• EXERCISE BRIEF: Pick out every line that holds the string "image" and copy it.

• Source code of charts:
- - - - -

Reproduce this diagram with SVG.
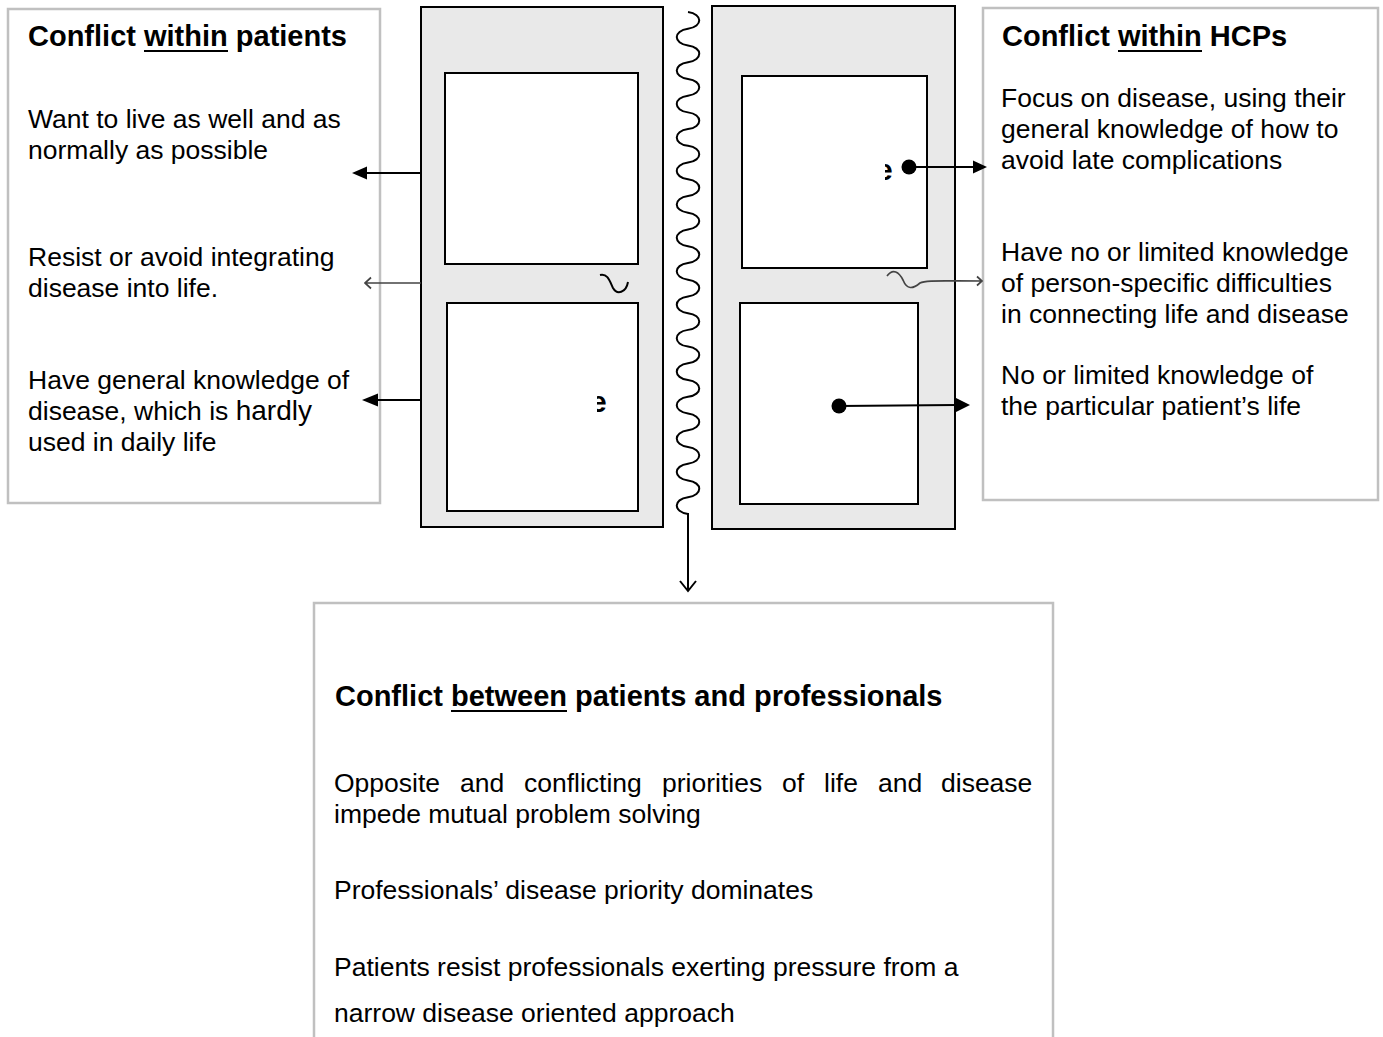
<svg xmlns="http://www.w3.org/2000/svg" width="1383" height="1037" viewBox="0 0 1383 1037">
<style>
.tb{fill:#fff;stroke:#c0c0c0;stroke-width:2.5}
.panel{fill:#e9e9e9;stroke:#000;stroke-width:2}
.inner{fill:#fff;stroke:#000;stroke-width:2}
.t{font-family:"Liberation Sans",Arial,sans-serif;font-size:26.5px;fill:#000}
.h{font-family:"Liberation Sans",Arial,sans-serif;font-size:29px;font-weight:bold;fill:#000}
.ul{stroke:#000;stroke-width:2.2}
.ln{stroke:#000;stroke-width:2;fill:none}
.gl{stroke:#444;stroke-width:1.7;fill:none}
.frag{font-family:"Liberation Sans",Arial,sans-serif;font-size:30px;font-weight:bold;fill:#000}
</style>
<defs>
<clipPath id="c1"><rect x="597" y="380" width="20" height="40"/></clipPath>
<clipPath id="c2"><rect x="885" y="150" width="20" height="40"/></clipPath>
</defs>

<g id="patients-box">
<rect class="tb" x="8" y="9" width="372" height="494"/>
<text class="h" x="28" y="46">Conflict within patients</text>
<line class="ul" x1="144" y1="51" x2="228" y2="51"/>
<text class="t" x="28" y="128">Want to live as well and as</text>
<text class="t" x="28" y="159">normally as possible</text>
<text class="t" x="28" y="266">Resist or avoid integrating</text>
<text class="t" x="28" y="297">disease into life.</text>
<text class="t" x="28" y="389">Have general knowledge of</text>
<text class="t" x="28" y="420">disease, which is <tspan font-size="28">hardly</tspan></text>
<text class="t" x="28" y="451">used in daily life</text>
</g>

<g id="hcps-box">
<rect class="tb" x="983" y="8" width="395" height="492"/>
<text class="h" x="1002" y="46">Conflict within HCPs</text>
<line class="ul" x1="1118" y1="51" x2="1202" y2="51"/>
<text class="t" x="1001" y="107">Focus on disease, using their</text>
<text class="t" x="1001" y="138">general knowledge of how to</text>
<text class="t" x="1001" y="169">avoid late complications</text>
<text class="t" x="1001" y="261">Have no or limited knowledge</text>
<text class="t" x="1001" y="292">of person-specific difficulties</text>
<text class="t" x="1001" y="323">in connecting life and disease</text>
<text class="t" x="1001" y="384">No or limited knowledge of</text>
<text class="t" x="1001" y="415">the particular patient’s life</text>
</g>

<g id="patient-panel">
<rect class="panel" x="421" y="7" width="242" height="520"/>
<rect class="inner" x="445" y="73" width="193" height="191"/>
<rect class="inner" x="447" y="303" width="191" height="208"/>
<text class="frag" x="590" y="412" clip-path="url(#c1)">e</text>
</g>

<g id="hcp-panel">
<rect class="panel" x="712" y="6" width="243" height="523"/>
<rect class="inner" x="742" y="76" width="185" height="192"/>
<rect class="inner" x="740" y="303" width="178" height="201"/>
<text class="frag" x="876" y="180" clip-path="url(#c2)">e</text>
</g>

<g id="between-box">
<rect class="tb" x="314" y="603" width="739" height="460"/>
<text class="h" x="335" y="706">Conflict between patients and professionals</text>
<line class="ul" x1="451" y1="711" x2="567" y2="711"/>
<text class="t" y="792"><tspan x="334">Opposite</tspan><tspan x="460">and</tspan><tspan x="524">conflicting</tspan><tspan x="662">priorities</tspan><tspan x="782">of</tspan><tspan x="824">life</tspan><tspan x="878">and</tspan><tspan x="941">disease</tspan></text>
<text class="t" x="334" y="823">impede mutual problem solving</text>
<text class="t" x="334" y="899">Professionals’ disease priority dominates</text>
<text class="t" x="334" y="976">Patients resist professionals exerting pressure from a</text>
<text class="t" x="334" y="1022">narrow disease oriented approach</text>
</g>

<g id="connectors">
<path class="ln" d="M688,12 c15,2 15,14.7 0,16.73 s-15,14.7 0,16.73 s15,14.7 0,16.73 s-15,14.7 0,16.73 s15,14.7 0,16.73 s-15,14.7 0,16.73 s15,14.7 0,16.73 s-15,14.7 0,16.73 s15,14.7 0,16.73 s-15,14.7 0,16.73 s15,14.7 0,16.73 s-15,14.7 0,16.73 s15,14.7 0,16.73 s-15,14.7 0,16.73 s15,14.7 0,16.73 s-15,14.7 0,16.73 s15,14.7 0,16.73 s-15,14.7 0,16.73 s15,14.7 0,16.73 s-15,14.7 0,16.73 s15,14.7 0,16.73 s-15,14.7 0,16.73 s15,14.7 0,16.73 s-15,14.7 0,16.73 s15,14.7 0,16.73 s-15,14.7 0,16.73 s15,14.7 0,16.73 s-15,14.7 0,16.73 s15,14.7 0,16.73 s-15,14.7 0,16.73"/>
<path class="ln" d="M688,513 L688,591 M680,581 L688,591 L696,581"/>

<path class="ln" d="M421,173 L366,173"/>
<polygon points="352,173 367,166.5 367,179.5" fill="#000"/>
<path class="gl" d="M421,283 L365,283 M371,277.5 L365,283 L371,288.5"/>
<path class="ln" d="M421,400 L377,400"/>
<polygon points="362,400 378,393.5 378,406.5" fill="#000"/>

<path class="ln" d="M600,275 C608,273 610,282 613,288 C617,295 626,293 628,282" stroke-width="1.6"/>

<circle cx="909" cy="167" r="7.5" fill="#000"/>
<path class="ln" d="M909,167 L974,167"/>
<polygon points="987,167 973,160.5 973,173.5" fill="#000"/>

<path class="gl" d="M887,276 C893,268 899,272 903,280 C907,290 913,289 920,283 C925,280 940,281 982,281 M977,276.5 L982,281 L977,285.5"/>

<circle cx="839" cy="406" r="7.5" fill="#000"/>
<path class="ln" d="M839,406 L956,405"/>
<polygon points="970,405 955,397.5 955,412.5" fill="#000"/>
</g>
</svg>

- - - - -

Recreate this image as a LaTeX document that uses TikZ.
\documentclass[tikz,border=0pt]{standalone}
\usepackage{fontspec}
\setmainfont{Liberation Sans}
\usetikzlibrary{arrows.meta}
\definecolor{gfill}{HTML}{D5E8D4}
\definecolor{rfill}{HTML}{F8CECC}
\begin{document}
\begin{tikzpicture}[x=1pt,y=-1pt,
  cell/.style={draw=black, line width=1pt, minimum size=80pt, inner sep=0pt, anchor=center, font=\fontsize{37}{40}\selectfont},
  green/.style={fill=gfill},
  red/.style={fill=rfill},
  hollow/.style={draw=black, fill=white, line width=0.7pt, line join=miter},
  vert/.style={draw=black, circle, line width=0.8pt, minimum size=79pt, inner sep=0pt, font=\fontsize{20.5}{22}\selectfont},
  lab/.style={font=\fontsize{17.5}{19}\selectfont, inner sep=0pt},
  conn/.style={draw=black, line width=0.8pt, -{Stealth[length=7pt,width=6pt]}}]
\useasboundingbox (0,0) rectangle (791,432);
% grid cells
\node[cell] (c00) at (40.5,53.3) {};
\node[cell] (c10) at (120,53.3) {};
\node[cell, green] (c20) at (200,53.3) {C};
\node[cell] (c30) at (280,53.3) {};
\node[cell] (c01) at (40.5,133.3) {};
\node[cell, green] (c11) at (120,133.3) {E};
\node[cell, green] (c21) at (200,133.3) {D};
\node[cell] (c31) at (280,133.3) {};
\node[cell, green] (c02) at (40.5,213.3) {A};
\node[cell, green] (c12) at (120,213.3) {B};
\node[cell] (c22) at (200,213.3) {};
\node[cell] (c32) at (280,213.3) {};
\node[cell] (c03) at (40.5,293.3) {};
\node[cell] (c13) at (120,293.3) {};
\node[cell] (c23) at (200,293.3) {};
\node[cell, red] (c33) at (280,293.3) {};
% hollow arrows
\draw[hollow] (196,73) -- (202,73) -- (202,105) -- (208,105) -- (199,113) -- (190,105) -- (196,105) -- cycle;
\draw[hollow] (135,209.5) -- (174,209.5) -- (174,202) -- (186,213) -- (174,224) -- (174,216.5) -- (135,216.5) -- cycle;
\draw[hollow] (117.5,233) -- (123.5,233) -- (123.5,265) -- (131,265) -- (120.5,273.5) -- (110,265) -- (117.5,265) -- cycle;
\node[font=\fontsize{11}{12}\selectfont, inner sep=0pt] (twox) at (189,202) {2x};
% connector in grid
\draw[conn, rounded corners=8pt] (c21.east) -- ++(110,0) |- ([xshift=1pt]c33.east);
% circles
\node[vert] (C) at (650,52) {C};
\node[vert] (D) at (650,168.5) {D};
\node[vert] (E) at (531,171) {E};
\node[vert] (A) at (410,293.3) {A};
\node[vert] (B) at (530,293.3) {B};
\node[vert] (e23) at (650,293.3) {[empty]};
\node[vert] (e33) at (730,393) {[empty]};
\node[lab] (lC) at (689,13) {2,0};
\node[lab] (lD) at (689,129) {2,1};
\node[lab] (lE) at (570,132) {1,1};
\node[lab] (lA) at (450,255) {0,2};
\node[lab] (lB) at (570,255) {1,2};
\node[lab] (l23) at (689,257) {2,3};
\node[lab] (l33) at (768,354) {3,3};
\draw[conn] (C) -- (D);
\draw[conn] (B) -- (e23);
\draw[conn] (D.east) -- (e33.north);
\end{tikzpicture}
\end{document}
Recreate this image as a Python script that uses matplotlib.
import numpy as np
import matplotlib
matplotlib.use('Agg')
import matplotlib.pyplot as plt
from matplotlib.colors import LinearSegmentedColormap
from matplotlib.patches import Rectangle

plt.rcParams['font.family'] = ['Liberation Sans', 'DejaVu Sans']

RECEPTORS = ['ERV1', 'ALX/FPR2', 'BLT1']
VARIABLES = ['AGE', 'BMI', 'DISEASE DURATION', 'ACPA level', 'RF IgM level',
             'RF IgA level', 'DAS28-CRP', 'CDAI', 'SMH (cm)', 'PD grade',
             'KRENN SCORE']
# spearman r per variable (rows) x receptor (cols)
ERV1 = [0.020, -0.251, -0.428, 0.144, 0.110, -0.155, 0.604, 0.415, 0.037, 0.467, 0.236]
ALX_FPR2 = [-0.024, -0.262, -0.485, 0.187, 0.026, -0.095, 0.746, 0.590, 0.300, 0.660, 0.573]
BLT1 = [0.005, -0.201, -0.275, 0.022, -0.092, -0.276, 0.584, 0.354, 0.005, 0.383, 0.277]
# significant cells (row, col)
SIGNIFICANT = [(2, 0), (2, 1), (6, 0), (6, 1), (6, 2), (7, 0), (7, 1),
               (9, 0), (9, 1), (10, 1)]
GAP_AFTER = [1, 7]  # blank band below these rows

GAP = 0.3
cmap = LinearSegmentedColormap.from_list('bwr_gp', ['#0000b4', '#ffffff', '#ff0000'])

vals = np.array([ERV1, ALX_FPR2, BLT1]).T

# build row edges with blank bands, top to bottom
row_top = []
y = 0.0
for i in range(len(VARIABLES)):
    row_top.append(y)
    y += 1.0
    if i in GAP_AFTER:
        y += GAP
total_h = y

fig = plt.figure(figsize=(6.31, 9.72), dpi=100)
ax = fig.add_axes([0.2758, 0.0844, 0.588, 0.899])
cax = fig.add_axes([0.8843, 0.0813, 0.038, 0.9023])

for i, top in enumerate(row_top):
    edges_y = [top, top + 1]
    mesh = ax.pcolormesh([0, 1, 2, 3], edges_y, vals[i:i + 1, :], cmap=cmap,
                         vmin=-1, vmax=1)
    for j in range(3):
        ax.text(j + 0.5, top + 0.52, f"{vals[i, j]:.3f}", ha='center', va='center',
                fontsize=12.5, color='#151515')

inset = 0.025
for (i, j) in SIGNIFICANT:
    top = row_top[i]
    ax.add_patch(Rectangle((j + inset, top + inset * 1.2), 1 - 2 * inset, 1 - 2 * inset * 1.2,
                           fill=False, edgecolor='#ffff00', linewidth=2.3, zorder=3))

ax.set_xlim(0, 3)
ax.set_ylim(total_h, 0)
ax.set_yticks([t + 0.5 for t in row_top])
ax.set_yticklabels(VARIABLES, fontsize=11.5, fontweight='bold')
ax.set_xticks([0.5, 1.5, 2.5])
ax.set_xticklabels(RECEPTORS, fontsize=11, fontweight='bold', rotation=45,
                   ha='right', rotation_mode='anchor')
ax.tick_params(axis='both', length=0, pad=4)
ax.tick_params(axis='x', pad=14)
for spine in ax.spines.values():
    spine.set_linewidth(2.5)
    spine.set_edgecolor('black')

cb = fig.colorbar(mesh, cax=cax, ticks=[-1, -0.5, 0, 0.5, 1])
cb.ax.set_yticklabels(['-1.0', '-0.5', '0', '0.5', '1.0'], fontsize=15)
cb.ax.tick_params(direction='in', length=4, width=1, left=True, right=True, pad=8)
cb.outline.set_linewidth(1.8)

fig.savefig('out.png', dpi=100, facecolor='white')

- - - - -

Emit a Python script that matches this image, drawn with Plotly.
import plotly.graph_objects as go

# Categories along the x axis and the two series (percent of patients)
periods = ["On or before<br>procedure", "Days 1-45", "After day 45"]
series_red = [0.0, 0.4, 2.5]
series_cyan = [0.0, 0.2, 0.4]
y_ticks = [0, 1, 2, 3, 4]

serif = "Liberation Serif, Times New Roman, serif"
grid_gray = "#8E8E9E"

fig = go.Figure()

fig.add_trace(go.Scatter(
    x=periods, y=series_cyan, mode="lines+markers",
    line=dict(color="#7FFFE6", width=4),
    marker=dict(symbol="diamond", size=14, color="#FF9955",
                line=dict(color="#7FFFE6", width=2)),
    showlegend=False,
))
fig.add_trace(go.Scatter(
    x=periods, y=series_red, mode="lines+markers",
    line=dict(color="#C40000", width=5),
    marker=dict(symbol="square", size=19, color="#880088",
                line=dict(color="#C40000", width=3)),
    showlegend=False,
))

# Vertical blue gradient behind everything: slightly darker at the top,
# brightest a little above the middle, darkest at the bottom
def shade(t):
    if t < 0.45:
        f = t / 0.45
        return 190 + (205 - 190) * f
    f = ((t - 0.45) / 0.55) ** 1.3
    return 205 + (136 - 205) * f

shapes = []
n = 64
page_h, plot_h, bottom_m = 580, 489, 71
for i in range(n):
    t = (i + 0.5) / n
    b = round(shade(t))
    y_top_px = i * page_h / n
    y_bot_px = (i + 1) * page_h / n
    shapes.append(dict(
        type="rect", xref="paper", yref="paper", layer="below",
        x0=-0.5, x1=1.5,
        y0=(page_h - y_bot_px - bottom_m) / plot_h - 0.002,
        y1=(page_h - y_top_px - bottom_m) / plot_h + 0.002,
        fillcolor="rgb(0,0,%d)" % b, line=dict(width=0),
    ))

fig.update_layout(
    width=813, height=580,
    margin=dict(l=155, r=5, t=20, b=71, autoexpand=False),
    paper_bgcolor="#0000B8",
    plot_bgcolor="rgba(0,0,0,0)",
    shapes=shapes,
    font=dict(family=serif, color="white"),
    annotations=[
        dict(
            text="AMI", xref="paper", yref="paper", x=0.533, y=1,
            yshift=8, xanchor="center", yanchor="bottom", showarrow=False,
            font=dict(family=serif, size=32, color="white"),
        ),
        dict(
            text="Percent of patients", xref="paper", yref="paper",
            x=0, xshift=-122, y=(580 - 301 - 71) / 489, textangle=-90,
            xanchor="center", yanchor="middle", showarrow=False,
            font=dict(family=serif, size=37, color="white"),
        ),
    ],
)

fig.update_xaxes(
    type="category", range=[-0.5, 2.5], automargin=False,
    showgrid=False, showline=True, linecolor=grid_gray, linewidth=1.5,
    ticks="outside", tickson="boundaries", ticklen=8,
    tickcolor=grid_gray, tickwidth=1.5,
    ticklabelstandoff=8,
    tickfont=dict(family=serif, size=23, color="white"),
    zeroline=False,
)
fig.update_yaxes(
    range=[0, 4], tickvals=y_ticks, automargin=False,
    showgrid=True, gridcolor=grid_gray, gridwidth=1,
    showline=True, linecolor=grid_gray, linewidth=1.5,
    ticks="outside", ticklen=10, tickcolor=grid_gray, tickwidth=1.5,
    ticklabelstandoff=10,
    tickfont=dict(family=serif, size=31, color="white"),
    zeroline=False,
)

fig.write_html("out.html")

- - - - -

• ANSWER TO THIS PROBLEM:
Recreate this image as a LaTeX document that uses TikZ.
Recreate this image as a Python script that uses matplotlib.
Emit a Python script that matches this image, drawn with Plotly.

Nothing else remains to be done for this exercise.